• [What you have to do]
Stop at the line containing "al4c3 = [0.0, 0.0, 0.0, 0.0, 3.0]": write out every line from the beginning of the entries up to and including it, minus the pictures.

• [Input material]
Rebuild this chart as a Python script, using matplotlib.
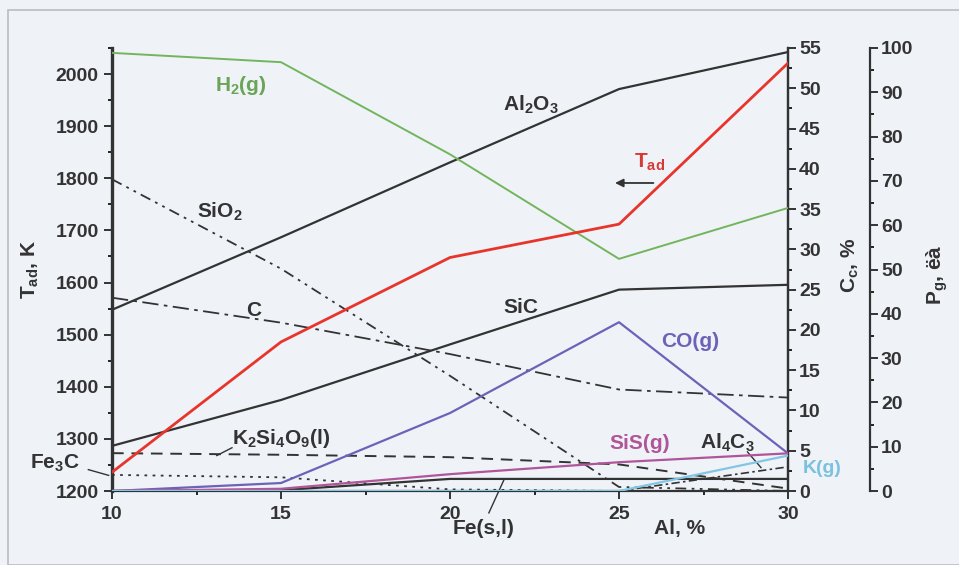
import matplotlib
matplotlib.use("Agg")
import matplotlib.pyplot as plt
from matplotlib.patches import Rectangle

al = [10, 15, 20, 25, 30]

# adiabatic temperature, K (left axis)
t_ad = [1236, 1486, 1648, 1712, 2021]

# condensed phases, C_c %
al2o3 = [22.5, 31.5, 40.8, 49.9, 54.5]
sio2 = [38.7, 27.6, 14.3, 0.5, 0.0]
c_free = [24.0, 20.9, 17.0, 12.6, 11.6]
sic = [5.6, 11.3, 18.2, 25.0, 25.6]
k2si4o9 = [4.7, 4.5, 4.2, 3.3, 0.3]
fe3c = [2.0, 1.7, 0.2, 0.0, 0.0]
fe = [0.0, 0.1, 1.5, 1.5, 1.5]
al4c3 = [0.0, 0.0, 0.0, 0.0, 3.0]

# gas phase, P_g (third axis)
h2 = [98.9, 96.8, 76.0, 52.4, 63.9]
co = [0.0, 1.8, 17.6, 38.1, 8.5]
sis = [0.0, 0.5, 3.8, 6.5, 8.5]
k_g = [0.0, 0.0, 0.0, 0.0, 8.0]

bg = "#eff3f8"
ink = "#333333"
plt.rcParams["font.family"] = ["Liberation Sans", "DejaVu Sans"]
plt.rcParams["font.weight"] = "bold"
plt.rcParams["mathtext.default"] = "regular"

fig = plt.figure(figsize=(9.59, 5.65), dpi=100, facecolor=bg)
fig.patches.append(Rectangle((8 / 959, 0), 1, 555 / 565, transform=fig.transFigure,
                             fill=False, edgecolor="#b8bcc4", lw=1.2))

ax = fig.add_axes([112 / 959, 74 / 565, 676 / 959, 443 / 565])
ax.set_facecolor("none")
ax_c = ax.twinx()
ax_p = ax.twinx()
ax_p.spines["right"].set_position(("axes", 1.121))

for a in (ax, ax_c, ax_p):
    a.spines["top"].set_visible(False)
    for s in a.spines.values():
        s.set_color(ink)
        s.set_linewidth(1.6)
    a.tick_params(colors=ink, labelsize=14, width=1.4, length=6, direction="out")
    a.tick_params(which="minor", width=1.2, length=3, direction="out")
ax.spines["left"].set_linewidth(2.4)
ax_c.spines["left"].set_visible(False)
ax_p.spines["left"].set_visible(False)
ax_c.spines["bottom"].set_visible(False)
ax_p.spines["bottom"].set_visible(False)

ax.set_xlim(10, 30)
ax.set_ylim(1200, 2050)
ax_c.set_ylim(0, 55)
ax_p.set_ylim(0, 100)
ax.set_xticks(al)
ax.set_xticks([12.5, 17.5, 22.5, 27.5], minor=True)
ax.set_yticks(range(1200, 2001, 100))
ax.set_yticks(range(1250, 2051, 100), minor=True)
ax_c.set_yticks(range(0, 56, 5))
ax_c.set_yticks([x + 2.5 for x in range(0, 55, 5)], minor=True)
ax_p.set_yticks(range(0, 101, 10))
ax_p.set_yticks(range(5, 100, 10), minor=True)
ax.tick_params(axis="x", pad=5)
ax_c.tick_params(pad=2)
ax_p.tick_params(pad=2)

black = "#333333"
ax_c.plot(al, al2o3, color=black, lw=1.6)
ax_c.plot(al, sic, color=black, lw=1.6)
ax_c.plot(al, fe, color=black, lw=1.6)
ax_c.plot(al, sio2, color=black, lw=1.3, ls=(0, (6, 3, 1.5, 3, 1.5, 3)))
ax_c.plot(al, c_free, color=black, lw=1.3, ls=(0, (9, 3, 2, 3)))
ax_c.plot(al, k2si4o9, color=black, lw=1.4, ls=(0, (6, 4)))
ax_c.plot(al, fe3c, color=black, lw=1.3, ls=(0, (1.5, 3)))
ax_c.plot(al, al4c3, color=black, lw=1.2, ls=(0, (5, 2, 1.5, 2)))
ax_p.plot(al, h2, color="#72b55c", lw=1.4)
ax_p.plot(al, co, color="#6c63b8", lw=1.6)
ax_p.plot(al, sis, color="#b0559a", lw=1.6)
ax_p.plot(al, k_g, color="#82c6e4", lw=1.6)
ax_p.plot(al, t_ad, color="#e8352c", lw=2.0, transform=ax.transData)

fs = 15
ax.text(13.8, 1979, "H$_2$(g)", color="#6aa456", fontsize=fs, ha="center", va="center")
ax.text(22.4, 1940, "Al$_2$O$_3$", color=ink, fontsize=fs, ha="center", va="center")
ax.text(25.9, 1831, "T$_{ad}$", color="#d63a33", fontsize=fs, ha="center", va="center")
ax.annotate("", xy=(24.8, 1791), xytext=(26.1, 1791),
            arrowprops=dict(arrowstyle="-|>", color=ink, lw=1.3, mutation_scale=12))
ax.text(13.2, 1735, "SiO$_2$", color=ink, fontsize=fs, ha="center", va="center")
ax.text(14.2, 1547, "C", color=ink, fontsize=fs, ha="center", va="center")
ax.text(22.1, 1553, "SiC", color=ink, fontsize=fs, ha="center", va="center")
ax.text(27.1, 1486, "CO(g)", color="#6c63b8", fontsize=fs, ha="center", va="center")
ax.text(15.0, 1300, "K$_2$Si$_4$O$_9$(l)", color=ink, fontsize=fs, ha="center", va="center")
ax.plot([13.55, 13.1], [1283, 1268], color=ink, lw=1.0)
ax.text(8.3, 1254, "Fe$_3$C", color=ink, fontsize=fs, ha="center", va="center", clip_on=False)
ax.plot([9.3, 9.9], [1241, 1230], color=ink, lw=1.0, clip_on=False)
ax.text(25.6, 1292, "SiS(g)", color="#b0559a", fontsize=fs, ha="center", va="center")
ax.text(28.2, 1292, "Al$_4$C$_3$", color=ink, fontsize=fs, ha="center", va="center")
ax.plot([28.8, 29.2], [1275, 1245], color=ink, lw=1.0)
ax.text(31.0, 1243, "K(g)", color="#7cc0e0", fontsize=14, ha="center", va="center", clip_on=False)
ax.text(21.0, 1128, "Fe(s,l)", color=ink, fontsize=fs, ha="center", va="center", clip_on=False)
ax.plot([21.6, 21.15], [1222, 1158], color=ink, lw=1.0, clip_on=False)
ax.text(26.8, 1128, "Al, %", color=ink, fontsize=fs, ha="center", va="center", clip_on=False)

fig.text(30 / 959, 1 - 270 / 565, "T$_{ad}$, K", rotation=90, fontsize=fs, color=ink,
         ha="center", va="center")
fig.text(850 / 959, 1 - 265 / 565, "C$_c$, %", rotation=90, fontsize=fs, color=ink,
         ha="center", va="center")
fig.text(937 / 959, 1 - 275 / 565, "P$_g$, ëà", rotation=90, fontsize=fs, color=ink,
         ha="center", va="center")

fig.savefig("out.png", dpi=100, facecolor=bg)
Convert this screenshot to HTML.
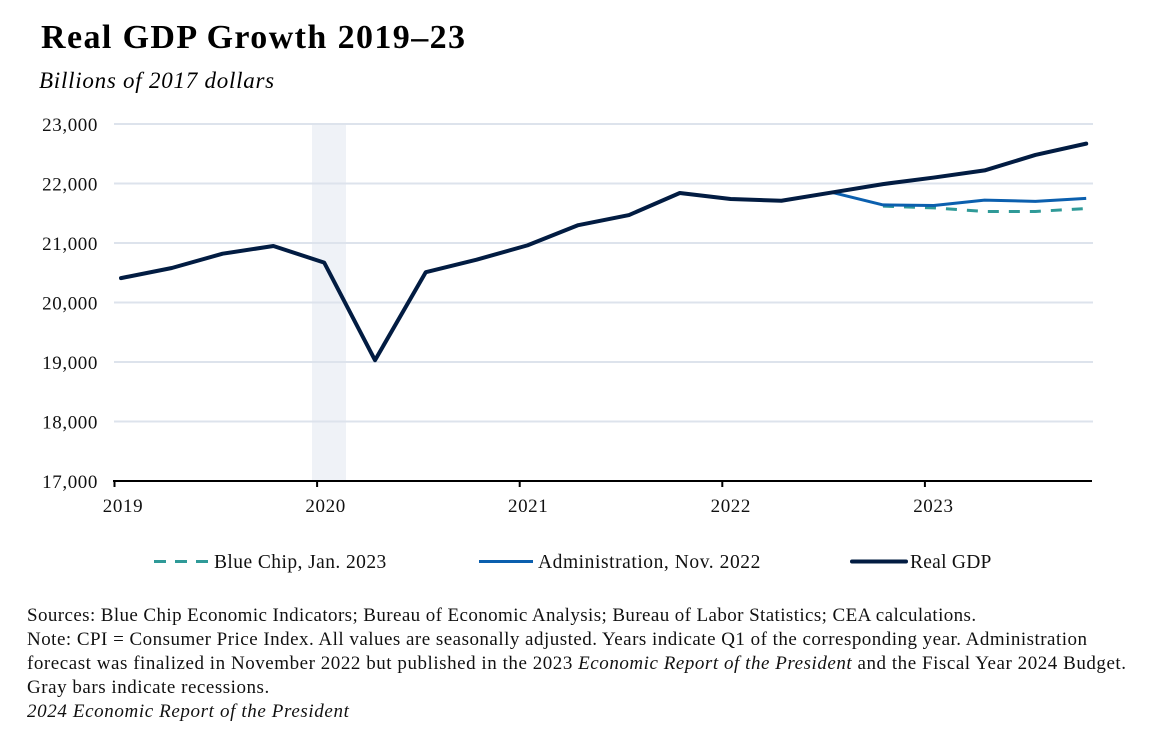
<!DOCTYPE html>
<html lang="en">
<head>
<meta charset="utf-8">
<title>Real GDP Growth 2019–23</title>
<style>
html,body{margin:0;padding:0;background:#fff;}
#page{position:relative;width:1159px;height:736px;overflow:hidden;background:#fff;font-family:"Liberation Serif",serif;color:#000;}
#title{position:absolute;left:41px;top:19px;font-size:34px;font-weight:bold;white-space:nowrap;letter-spacing:1.4px;}
#subtitle{position:absolute;left:39px;top:68px;font-size:23px;font-style:italic;white-space:nowrap;letter-spacing:.75px;}
#notes{position:absolute;left:27px;top:604px;font-size:19px;line-height:24px;white-space:nowrap;color:#111;}
#notes div{height:24px;}
svg{position:absolute;left:0;top:0;}
svg text{font-family:"Liberation Serif",serif;fill:#111;}
</style>
</head>
<body>
<div id="page">
<div id="title">Real GDP Growth 2019–23</div>
<div id="subtitle">Billions of 2017 dollars</div>
<svg id="chart" width="1159" height="736"></svg>
<div id="notes">
<div style="letter-spacing:.4px">Sources: Blue Chip Economic Indicators; Bureau of Economic Analysis; Bureau of Labor Statistics; CEA calculations.</div>
<div style="letter-spacing:.48px">Note: CPI = Consumer Price Index. All values are seasonally adjusted. Years indicate Q1 of the corresponding year. Administration</div>
<div style="letter-spacing:.54px">forecast was finalized in November 2022 but published in the 2023 <i>Economic Report of the President</i> and the Fiscal Year 2024 Budget.</div>
<div style="letter-spacing:.53px">Gray bars indicate recessions.</div>
<div style="letter-spacing:.62px;font-style:italic">2024 Economic Report of the President</div>
</div>
</div>
<script>
const yTicks = [17000, 18000, 19000, 20000, 21000, 22000, 23000];
const yearLabels = ['2019', '2020', '2021', '2022', '2023'];
const yearStartIndex = [0, 4, 8, 12, 16];
const realGdp = [20410, 20580, 20820, 20950, 20670, 19030, 20510, 20720, 20960, 21300, 21470, 21840, 21740, 21710, 21850, 21990, 22100, 22220, 22480, 22670];
const adminForecast = [null, null, null, null, null, null, null, null, null, null, null, null, null, null, 21850, 21640, 21630, 21720, 21700, 21750];
const blueChipForecast = [null, null, null, null, null, null, null, null, null, null, null, null, null, null, null, 21620, 21590, 21530, 21530, 21580];
const recessionQuarter = [4];

const NS = 'http://www.w3.org/2000/svg';
const svg = document.getElementById('chart');
function xPoint(i) { return 121 + i * 50.8; }
function xTick(i) { return 114.5 + i * 50.65; }
function y(v) { return 124 + (23000 - v) * (481 - 124) / 6000; }
function mk(tag, attrs, parent) {
  const el = document.createElementNS(NS, tag);
  for (const k in attrs) el.setAttribute(k, attrs[k]);
  (parent || svg).appendChild(el);
  return el;
}
function linePath(values) {
  let d = '', started = false;
  values.forEach(function (v, i) {
    if (v === null) return;
    d += (started ? 'L' : 'M') + xPoint(i) + ' ' + y(v);
    started = true;
  });
  return d;
}

recessionQuarter.forEach(function (q) {
  const band = mk('rect', { x: xPoint(q) - 12.2, y: 124, width: 34, height: 357, fill: '#eff2f7' });
  
  
});

yTicks.forEach(function (t) {
  if (t !== 17000) {
    const g = mk('line', { x1: 114, x2: 1093, y1: y(t), y2: y(t), stroke: '#dde3ec', 'stroke-width': 2 });
    
    
  }
  const lab = mk('text', { x: 98, y: y(t) + 7, 'text-anchor': 'end', 'font-size': 19, 'letter-spacing': '.6' });
  lab.textContent = t.toLocaleString('en-US');
  
  
});

const axis = mk('line', { x1: 113, x2: 1092, y1: 481, y2: 481, stroke: '#000', 'stroke-width': 2 });



yearLabels.forEach(function (label, k) {
  const xx = xTick(yearStartIndex[k]);
  const tick = mk('line', { x1: xx, x2: xx, y1: 481, y2: 487, stroke: '#000', 'stroke-width': 2 });
  
  
  const lab = mk('text', { x: xx + 8.5, y: 512, 'text-anchor': 'middle', 'font-size': 19, 'letter-spacing': '.6' });
  lab.textContent = label;
  
  
});

const chipLine = mk('path', { d: linePath(blueChipForecast), fill: 'none', stroke: '#2f9a98', 'stroke-width': 3, 'stroke-dasharray': '11 10' });


const adminLine = mk('path', { d: linePath(adminForecast), fill: 'none', stroke: '#0b5fae', 'stroke-width': 3, 'stroke-linejoin': 'round' });


const gdpLine = mk('path', { d: linePath(realGdp), fill: 'none', stroke: '#021c42', 'stroke-width': 4, 'stroke-linejoin': 'round', 'stroke-linecap': 'round' });



const l1 = mk('line', { x1: 154, x2: 208, y1: 561.5, y2: 561.5, stroke: '#2f9a98', 'stroke-width': 3, 'stroke-dasharray': '12 9' });


const t1 = mk('text', { x: 214, y: 568, 'font-size': 19.5, 'letter-spacing': '.43' });
t1.textContent = 'Blue Chip, Jan. 2023';


const l2 = mk('line', { x1: 479, x2: 533, y1: 561.5, y2: 561.5, stroke: '#0b5fae', 'stroke-width': 3 });


const t2 = mk('text', { x: 538, y: 568, 'font-size': 19.5, 'letter-spacing': '.56' });
t2.textContent = 'Administration, Nov. 2022';


const l3 = mk('line', { x1: 852, x2: 906, y1: 561.5, y2: 561.5, stroke: '#021c42', 'stroke-width': 4, 'stroke-linecap': 'round' });


const t3 = mk('text', { x: 910, y: 568, 'font-size': 19.5, 'letter-spacing': '.25' });
t3.textContent = 'Real GDP';


</script>
</body>
</html>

• [Solution for this task]
Rebuild this chart as a Python script, using matplotlib.
import matplotlib
matplotlib.use("Agg")
import matplotlib.pyplot as plt
from matplotlib.patches import Rectangle

al = [10, 15, 20, 25, 30]

# adiabatic temperature, K (left axis)
t_ad = [1236, 1486, 1648, 1712, 2021]

# condensed phases, C_c %
al2o3 = [22.5, 31.5, 40.8, 49.9, 54.5]
sio2 = [38.7, 27.6, 14.3, 0.5, 0.0]
c_free = [24.0, 20.9, 17.0, 12.6, 11.6]
sic = [5.6, 11.3, 18.2, 25.0, 25.6]
k2si4o9 = [4.7, 4.5, 4.2, 3.3, 0.3]
fe3c = [2.0, 1.7, 0.2, 0.0, 0.0]
fe = [0.0, 0.1, 1.5, 1.5, 1.5]
al4c3 = [0.0, 0.0, 0.0, 0.0, 3.0]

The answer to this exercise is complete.